INSTRUCTIONS TO FOLLOW:
Transcribe every line exactly. Leave the pictures behind.

DATA LINES:

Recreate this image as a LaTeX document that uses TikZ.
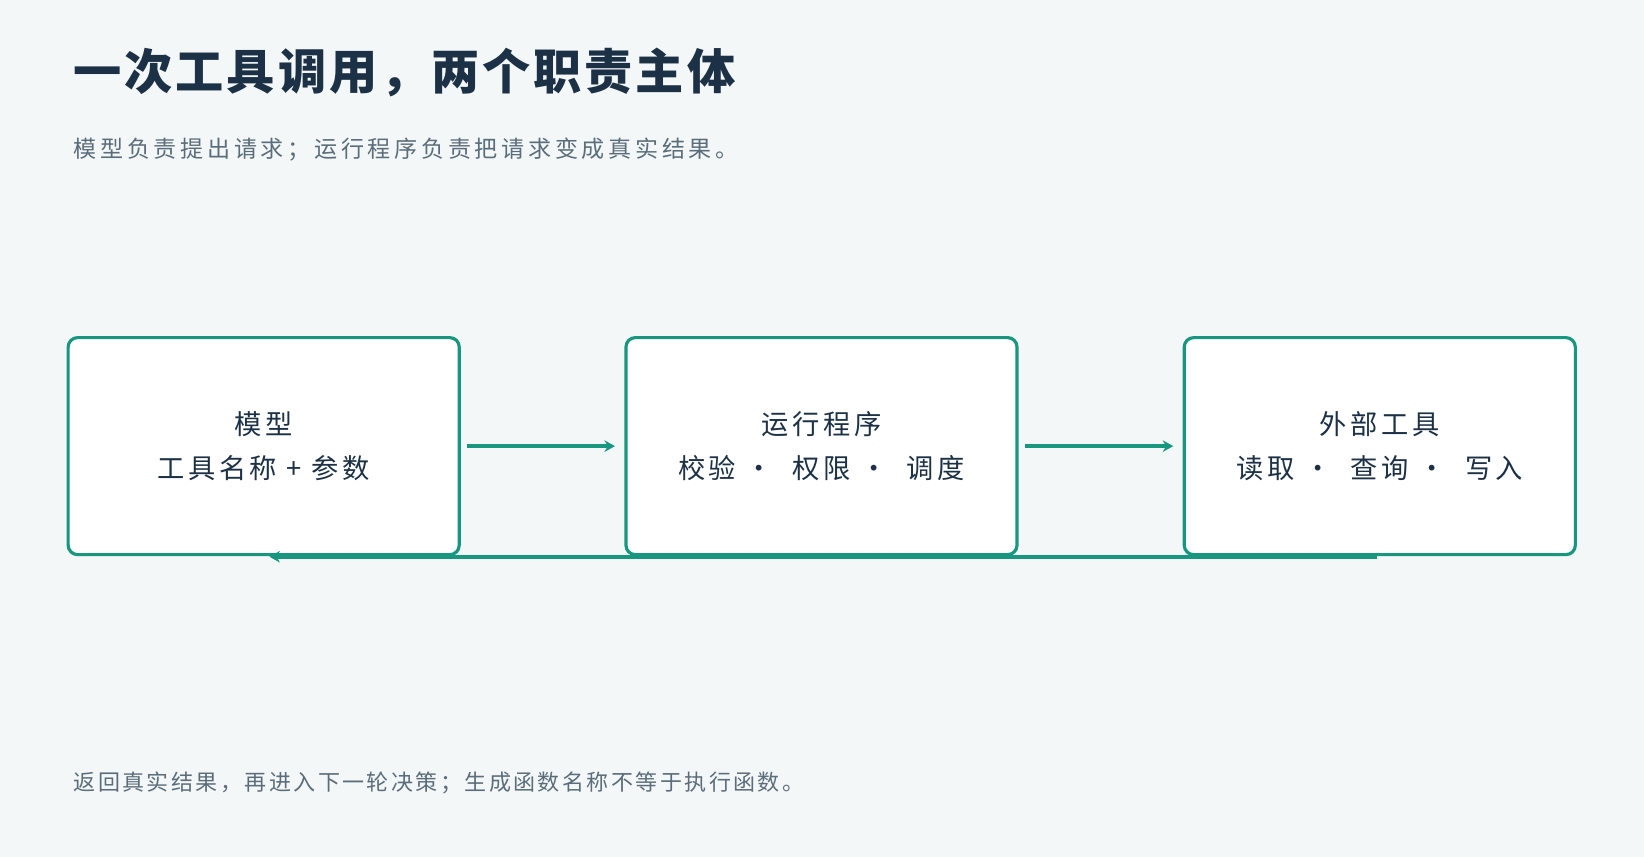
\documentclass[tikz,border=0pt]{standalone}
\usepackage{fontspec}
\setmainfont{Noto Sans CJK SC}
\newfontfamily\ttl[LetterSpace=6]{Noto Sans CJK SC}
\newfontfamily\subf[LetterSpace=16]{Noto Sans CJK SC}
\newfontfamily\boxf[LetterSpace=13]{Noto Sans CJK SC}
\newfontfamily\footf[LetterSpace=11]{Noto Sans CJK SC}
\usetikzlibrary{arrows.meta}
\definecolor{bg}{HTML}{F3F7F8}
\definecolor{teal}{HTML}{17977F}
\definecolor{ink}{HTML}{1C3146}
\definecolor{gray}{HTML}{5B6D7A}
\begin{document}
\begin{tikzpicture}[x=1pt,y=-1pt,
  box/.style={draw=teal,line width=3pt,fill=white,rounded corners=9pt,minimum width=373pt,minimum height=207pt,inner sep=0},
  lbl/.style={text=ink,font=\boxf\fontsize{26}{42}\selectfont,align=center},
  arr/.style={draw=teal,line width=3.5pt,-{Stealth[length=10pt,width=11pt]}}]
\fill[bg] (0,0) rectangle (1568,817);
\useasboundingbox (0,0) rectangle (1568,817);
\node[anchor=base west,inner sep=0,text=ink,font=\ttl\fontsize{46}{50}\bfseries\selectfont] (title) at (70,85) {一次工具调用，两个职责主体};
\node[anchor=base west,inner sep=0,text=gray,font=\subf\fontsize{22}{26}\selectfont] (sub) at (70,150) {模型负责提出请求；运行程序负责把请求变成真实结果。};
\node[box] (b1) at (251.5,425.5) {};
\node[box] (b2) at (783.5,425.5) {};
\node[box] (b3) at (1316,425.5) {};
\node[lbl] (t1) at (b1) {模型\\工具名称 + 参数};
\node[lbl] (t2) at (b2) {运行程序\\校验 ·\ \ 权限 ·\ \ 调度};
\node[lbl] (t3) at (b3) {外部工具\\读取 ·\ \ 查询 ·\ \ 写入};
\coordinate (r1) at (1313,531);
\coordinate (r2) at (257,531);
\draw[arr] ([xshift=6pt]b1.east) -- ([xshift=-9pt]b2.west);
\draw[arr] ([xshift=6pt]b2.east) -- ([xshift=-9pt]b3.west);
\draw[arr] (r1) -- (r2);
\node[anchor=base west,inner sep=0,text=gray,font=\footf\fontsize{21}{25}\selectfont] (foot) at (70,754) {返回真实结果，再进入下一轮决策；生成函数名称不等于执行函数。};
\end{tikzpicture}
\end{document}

TASK SOLUTION:
Recreate this image as a LaTeX document that uses TikZ.
\documentclass[tikz,border=0pt]{standalone}
\usepackage{fontspec}
\setmainfont{Noto Sans CJK SC}
\newfontfamily\ttl[LetterSpace=6]{Noto Sans CJK SC}
\newfontfamily\subf[LetterSpace=16]{Noto Sans CJK SC}
\newfontfamily\boxf[LetterSpace=13]{Noto Sans CJK SC}
\newfontfamily\footf[LetterSpace=11]{Noto Sans CJK SC}
\usetikzlibrary{arrows.meta}
\definecolor{bg}{HTML}{F3F7F8}
\definecolor{teal}{HTML}{17977F}
\definecolor{ink}{HTML}{1C3146}
\definecolor{gray}{HTML}{5B6D7A}
\begin{document}
\begin{tikzpicture}[x=1pt,y=-1pt,
  box/.style={draw=teal,line width=3pt,fill=white,rounded corners=9pt,minimum width=373pt,minimum height=207pt,inner sep=0},
  lbl/.style={text=ink,font=\boxf\fontsize{26}{42}\selectfont,align=center},
  arr/.style={draw=teal,line width=3.5pt,-{Stealth[length=10pt,width=11pt]}}]
\fill[bg] (0,0) rectangle (1568,817);
\useasboundingbox (0,0) rectangle (1568,817);
\node[anchor=base west,inner sep=0,text=ink,font=\ttl\fontsize{46}{50}\bfseries\selectfont] (title) at (70,85) {一次工具调用，两个职责主体};
\node[anchor=base west,inner sep=0,text=gray,font=\subf\fontsize{22}{26}\selectfont] (sub) at (70,150) {模型负责提出请求；运行程序负责把请求变成真实结果。};
\node[box] (b1) at (251.5,425.5) {};
\node[box] (b2) at (783.5,425.5) {};
\node[box] (b3) at (1316,425.5) {};
\node[lbl] (t1) at (b1) {模型\\工具名称 + 参数};
\node[lbl] (t2) at (b2) {运行程序\\校验 ·\ \ 权限 ·\ \ 调度};
\node[lbl] (t3) at (b3) {外部工具\\读取 ·\ \ 查询 ·\ \ 写入};
\coordinate (r1) at (1313,531);
\coordinate (r2) at (257,531);
\draw[arr] ([xshift=6pt]b1.east) -- ([xshift=-9pt]b2.west);
\draw[arr] ([xshift=6pt]b2.east) -- ([xshift=-9pt]b3.west);
\draw[arr] (r1) -- (r2);
\node[anchor=base west,inner sep=0,text=gray,font=\footf\fontsize{21}{25}\selectfont] (foot) at (70,754) {返回真实结果，再进入下一轮决策；生成函数名称不等于执行函数。};
\end{tikzpicture}
\end{document}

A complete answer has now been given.